Report hints inflation being held in check

A California highway department worker carries a cable cutter as he works on the collapsed freeway in Oakland. The Labor Department said output per hour of work slowed to an annual rate of 1.7 percent. (Paul Sakuma/Associated Press)

WASHINGTON -- The growth in worker productivity slowed in the first three months of this year but so did wages, providing evidence yesterday that a slowing economy is holding down inflation.

The Labor Department reported that productivity, the amount of output per hour of work, rose at an annual rate of 1.7 percent in the January-to-March quarter, down from a 2.1 percent rise in the final three months of last year.

Wages slowed even more sharply with unit labor costs rising at a 0.6 percent rate, compared with a 6.2 percent surge in the final three months of 2006 when year-end bonuses for high-income workers inflated the number.

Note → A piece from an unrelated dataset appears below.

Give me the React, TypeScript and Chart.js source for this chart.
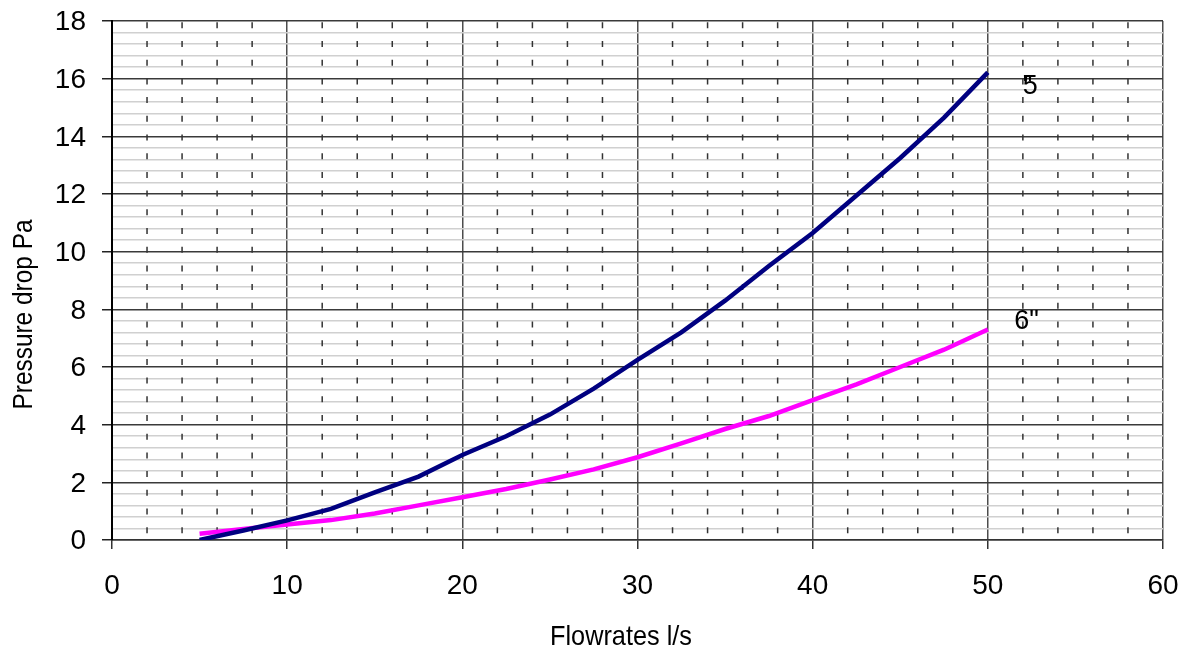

The increase in productivity was slightly better than expected, while the slowdown in unit labor costs was much steeper than economists anticipated.

While rising wages are good for workers, the Fed becomes worried if wage pressures outstrip productivity gains, which can send inflation higher.

"Passable productivity and benign labor costs hold out hope that firms can keep costs and inflation under control," said Joel Naroff, chief economist at Naroff Economic Advisors.

Also yesterday, the Institute for Supply Management said the service sector, where 80 percent of Americans work, expanded at a faster rate in April than the previous month with its index rising to 56 from 52.4 in March.